1. HTTPS Git repository handling is poor. There is no vault integration, at least on Mac, so I have to enter my username and password every time. This is not a problem for SSH, but my company prohibits SSH, so it's a pain. ** see reply below, credential helper now works **

2. Git fetches seem slower for large changes than using Git fetch directly, and I've had the tool timeout on repositories with large files. Combined with the above issue I tend to now `git fetch` rather than ever `jj git fetch`, avoiding the two problems, and just push with `jj`.

Other than that I'm loving the tool.

skitter|1 year ago

> 1. HTTPS Git repository handling is poor. […] 2. Git fetches seem slower for large changes than using Git fetch directly

JJ used to use libgit2 for fetches, but it now can shell out to the git binary instead: https://github.com/jj-vcs/jj/pull/5228 (which will be the default in the future)

cube2222|1 year ago

> There is no vault integration, at least on Mac

I'm not sure when it was added, but now if you set `git config --global credential.helper osxkeychain` then it will work for jj, too.

mixmastamyk|1 year ago

Yes, so far these jj blog posts do not sell it well at all.

Not to mention the rainbow colors are a bit of a turnoff. I like a little color here and there, but not ransom-note style. Monochrome effects are available folks.

stouset|1 year ago

`jj --config ui.color=never`

Maybe the blog posts don't sell it well, but I find it pretty telling that bordering on zero people ever enter the comment section for Jujutsu posts to complain about a bad experience they had. Just dozens upon dozens of people singing its praises.

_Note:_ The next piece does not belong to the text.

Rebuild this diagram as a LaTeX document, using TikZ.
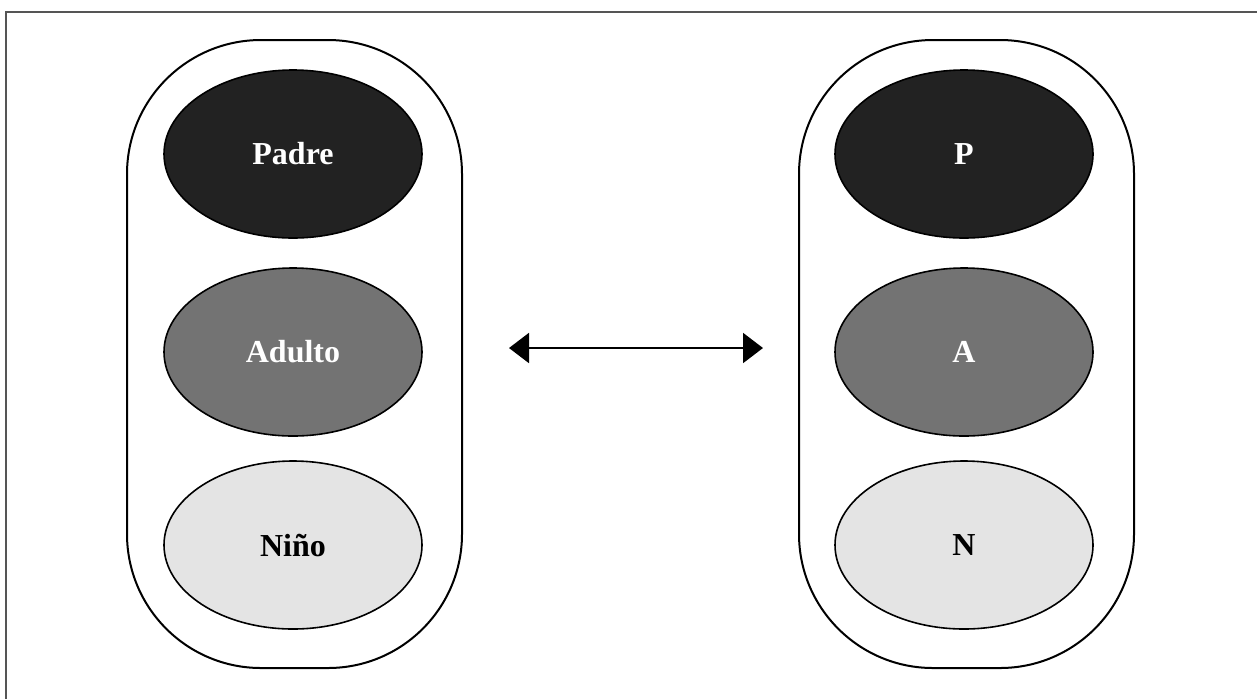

Think about literally other technology post on this site. Nothing is universally loved.

theLiminator|1 year ago

I think the main problem it solves is stacking https://www.stacking.dev/

keybored|1 year ago

That’s a problem created by GitHub or people unable to think outside of the GitHub model. It would make more sense to solve that problem through a review tool.

For what it’s worth from what I’ve read about JJ: it’s a better VCS frontend overall.

sunshowers|1 year ago

There is no substitute for trying it out for a few days. It will quickly become apparent why people like it so much.